From: Peter Zijlstra
Date: Tue Jul 15 2014 - 09:24:22 EST


On Tue, Jul 15, 2014 at 03:12:40PM +0200, Oleg Nesterov wrote:
> Ah, I am stupid, please ignore.
>
> Of course a TASK_DEAD task can not schedule, but we can race with RUNNING ->
> DEAD transition. So we should only do put_task_struct() if "prev" was already
> TASK_DEAD before we drop the rq locks.

Not so stupid; that is, when I read your question yesterday I didn't
have a ready answer and queued the email to look at later.

This does mean the comment isn't clear enough at the very least.

Does this make it better?

---
kernel/sched/core.c | 14 ++++++++------
1 file changed, 8 insertions(+), 6 deletions(-)
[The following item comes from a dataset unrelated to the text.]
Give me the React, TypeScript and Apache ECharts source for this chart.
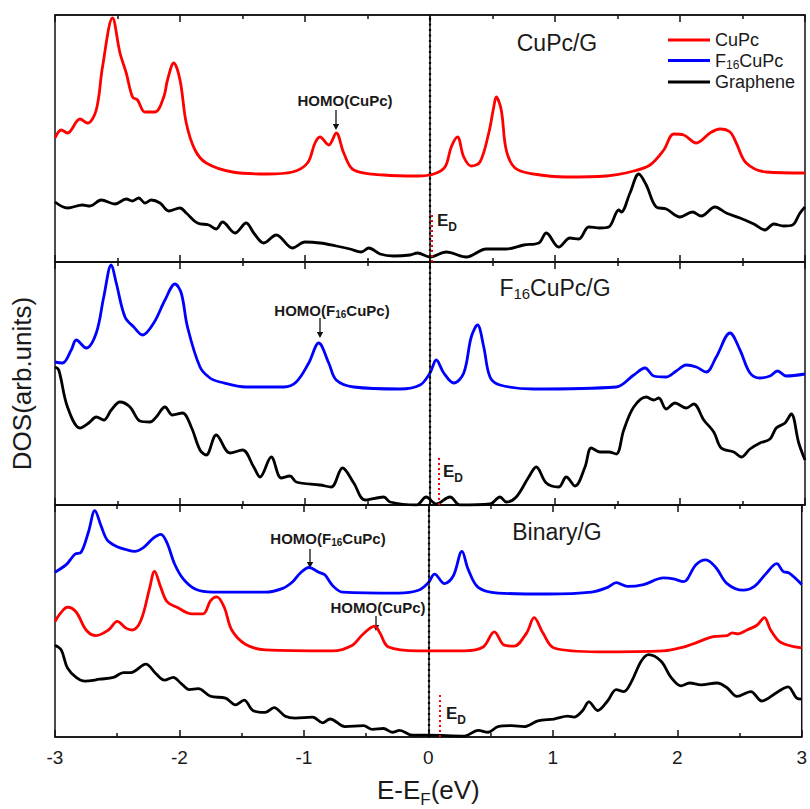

diff --git a/kernel/sched/core.c b/kernel/sched/core.c
index 7bc599dc4aa4..aa67f1cfa58e 100644
--- a/kernel/sched/core.c
+++ b/kernel/sched/core.c
@@ -2211,13 +2211,15 @@ static void finish_task_switch(struct rq *rq, struct task_struct *prev)

/*
* A task struct has one reference for the use as "current".
+ *
* If a task dies, then it sets TASK_DEAD in tsk->state and calls
- * schedule one last time. The schedule call will never return, and
- * the scheduled task must drop that reference.
- * The test for TASK_DEAD must occur while the runqueue locks are
- * still held, otherwise prev could be scheduled on another cpu, die
- * there before we look at prev->state, and then the reference would
- * be dropped twice.
+ * schedule one last time. The schedule call will never return, and the
+ * scheduled task must drop that reference.
+ *
+ * The test for TASK_DEAD must occur while the runqueue locks are still
+ * held, otherwise we can race with RUNNING -> DEAD transitions, and
+ * then the reference would be dropped twice.
+ *
* Manfred Spraul <manfred@xxxxxxxxxxxxxxxx>
*/
prev_state = prev->state;

Attachment: pgpKw_VxA50hK.pgp
Description: PGP signature